>>>

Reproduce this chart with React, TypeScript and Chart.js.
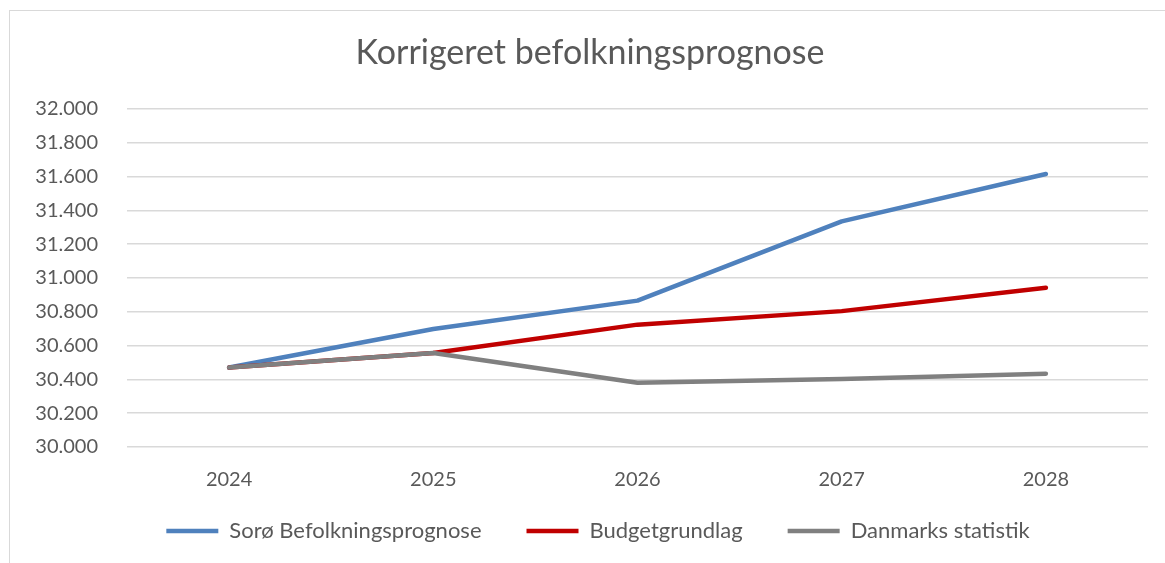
import React, { useEffect, useRef } from 'react';
import { Chart, registerables } from 'chart.js';

Chart.register(...registerables);

const chartTitle = 'Korrigeret befolkningsprognose';
const years = ['2024', '2025', '2026', '2027', '2028'];
const seriesNames = ['Sorø Befolkningsprognose', 'Budgetgrundlag', 'Danmarks statistik'];
const soroPrognose = [30470, 30698, 30866, 31335, 31615];
const budgetgrundlag = [30470, 30556, 30724, 30804, 30942];
const danmarksStatistik = [30470, 30556, 30380, 30402, 30434];
const seriesColors = ['#4f81bd', '#c00000', '#808080'];
const yMin = 30000;
const yMax = 32000;
const yStep = 200;

const fmtThousands = (v: number) => {
  const t = Math.floor(v / 1000);
  const r = Math.round(v % 1000);
  return `${t}.${String(r).padStart(3, '0')}`;
};

export default function App() {
  const ref = useRef<HTMLCanvasElement>(null);
  useEffect(() => {
    const FONT = "Lato, 'Liberation Sans', sans-serif";
    const TXT = '#595959';
    const LEGEND_HEIGHT = 70;
    const LEGEND_SHIFT_Y = -18;
    const LEGEND_SHIFT_X = 8;
    const mk = (i: number, data: number[], order: number) => ({
      label: seriesNames[i],
      data,
      borderColor: seriesColors[i],
      backgroundColor: seriesColors[i],
      borderWidth: 4.5,
      borderCapStyle: 'round' as const,
      borderJoinStyle: 'round' as const,
      pointStyle: 'line' as const,
      pointRadius: 0,
      pointHoverRadius: 0,
      tension: 0,
      order,
    });
    const legendTweak = {
      id: 'legendTweak',
      beforeLayout(chart: any) {
        const lg = chart.legend;
        if (lg && !lg.__patched) {
          const orig = lg.fit;
          lg.fit = function (this: any) {
            orig.call(this);
            this.height = LEGEND_HEIGHT;
          };
          lg.__patched = true;
        }
      },
      afterLayout(chart: any) {
        const lg = chart.legend;
        if (lg) {
          lg.top += LEGEND_SHIFT_Y;
          lg.bottom += LEGEND_SHIFT_Y;
          lg.left += LEGEND_SHIFT_X;
          lg.right += LEGEND_SHIFT_X;
        }
      },
    };
    const chart = new Chart(ref.current!, {
      type: 'line',
      data: {
        labels: years,
        datasets: [mk(0, soroPrognose, 2), mk(1, budgetgrundlag, 1), mk(2, danmarksStatistik, 0)],
      },
      plugins: [legendTweak],
      options: {
        animation: false,
        responsive: false,
        maintainAspectRatio: false,
        events: [],
        layout: { padding: { left: 22, right: 32, top: 0, bottom: 0 } },
        plugins: {
          title: {
            display: true,
            text: chartTitle,
            color: TXT,
            font: { family: FONT, size: 34, weight: 'normal' },
            padding: { top: 22, bottom: 35.2 },
          },
          legend: {
            position: 'bottom',
            labels: {
              color: TXT,
              font: { family: FONT, size: 22 },
              usePointStyle: true,
              pointStyleWidth: 52,
              padding: 45,
              sort: (a: any, b: any) => a.datasetIndex - b.datasetIndex,
            },
          },
          tooltip: { enabled: false },
        },
        scales: {
          x: {
            offset: true,
            grid: { display: false, drawTicks: false },
            border: { display: false },
            ticks: { color: TXT, font: { family: FONT, size: 20 }, padding: 21 },
            afterFit: (s: any) => {
              s.height = 46;
            },
          },
          y: {
            min: yMin,
            max: yMax,
            grid: { color: '#d9d9d9', lineWidth: 1.5, drawTicks: false },
            border: { display: false },
            ticks: {
              stepSize: yStep,
              color: TXT,
              font: { family: FONT, size: 20 },
              padding: 29,
              callback: (v: any) => fmtThousands(Number(v)),
            },
            afterFit: (s: any) => {
              s.width = 95;
            },
          },
        },
      },
    } as any);
    return () => chart.destroy();
  }, []);
  return (
    <div style={{ position: 'absolute', left: 0, top: 0, width: 1165, height: 563, overflow: 'hidden', background: '#fff' }}>
      <div style={{ position: 'absolute', left: 9, top: 10, width: 1170, height: 560, border: '1px solid #d9d9d9' }}>
        <canvas ref={ref} width={1170} height={552} style={{ display: 'block', width: 1170, height: 552 }} />
      </div>
    </div>
  );
}
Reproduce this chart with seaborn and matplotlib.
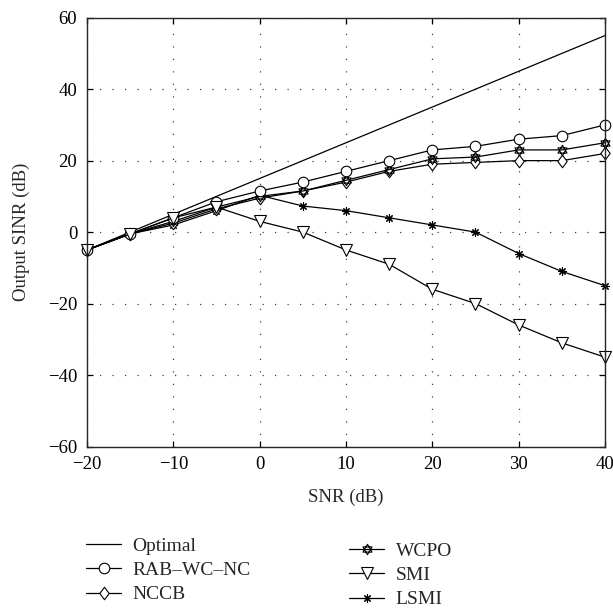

<<<

Goal>
Quote, please, every line of the material above from its start through the line that has "Chart.register(...registerables);", reproducing the words exactly and dropping any images.

Written solution>
Reproduce this chart with React, TypeScript and Chart.js.
import React, { useEffect, useRef } from 'react';
import { Chart, registerables } from 'chart.js';

Chart.register(...registerables);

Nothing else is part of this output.